Scott is getting married in February to Laura Davies, a strategy director at Saatchi and Saatchi. “She has an amazing job and I am jealous of her.”

“Until recently travel has been my number one hobby. In London, Laura and I would be away most weekends taking advantage of the proximity of Europe. Back home my hobbies have reverted to hiking and skiing.

“My favourite hiking spots are Mt Aspiring and the Nelson Lakes. We had a hiking trip to Cascade Saddle and Mt Aspiring as soon as we came back. I did that when I was young with parents, and it is a lot harder now. And Treble Cone at Wanaka is hard to beat for skiing.

“I have been forced to try to get good again at table tennis during lockdown because that was the only sporting equipment I had access to.”
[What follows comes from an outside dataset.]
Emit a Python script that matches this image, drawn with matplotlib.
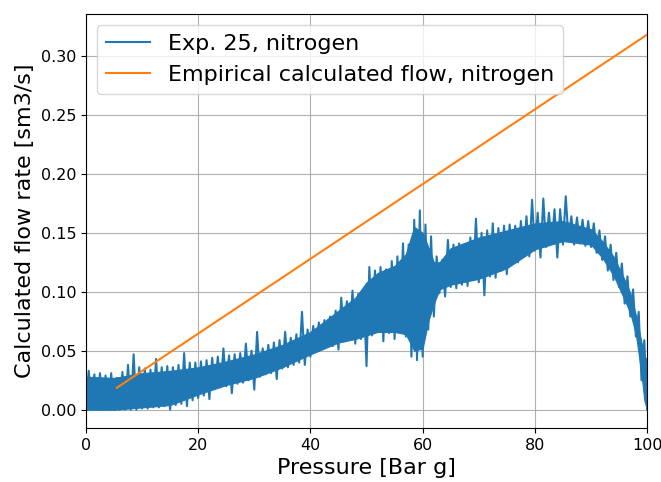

While it is still early days since returning from London, Scott is keen to become involved in professional activities. “Auckland District Law Society runs some excellent committees advocating for some good causes, and the civil litigation committee does excellent work on access to justice issues, which is a real passion of mine.”

Not reading as much as he should, he says “it’s a shame” his last book was an audio book – Yuval Noah Harari’s Sapiens, a Brief History of Humankind. “I recommend it.”

“I watch a bit of Netflix, enjoy US political satire Parks and Recreation, and tried to re-watch episodes of Boston Legal but was disappointed to find it hadn’t aged particularly well.

“Taupo and Wanaka are my favourite holiday spots, both for skiing and hiking. The Cascade Saddle hike was in tents but on most hikes we usually stay in DoC huts, which is always quite an experience. In South America and the Italian Alps we stay in refugios, which are much flasher than we have here.

“We have never had to be rescued. I try to avoid that. Our longest hike was 10 days in Peru, which was a slog but you certainly get the rewards for what you put in. That took us right into the most amazing mountains I have experienced.

“My choice of dinner guests would be broadcaster and natural historian Sir David Attenborough, American aviation pioneer and author Amelia Earhart, and American civil rights activist, talk show host and politician Rev Al Sharpton.

“They are all amazing advocates for their various causes and I would learn a lot from them.

“What stands out as memorable to any litigator are the court appearances.

“I’ve been fortunate to appear in District, High and the Court of Appeal – and each time has been a hugely rewarding experience with some amazing jurists on the Bench.

“It is rewarding to advocate a client’s case in front of them and debate points with them. Every court experience I have had has been a memorable one. Getting into court is the pinnacle of any litigation practice.”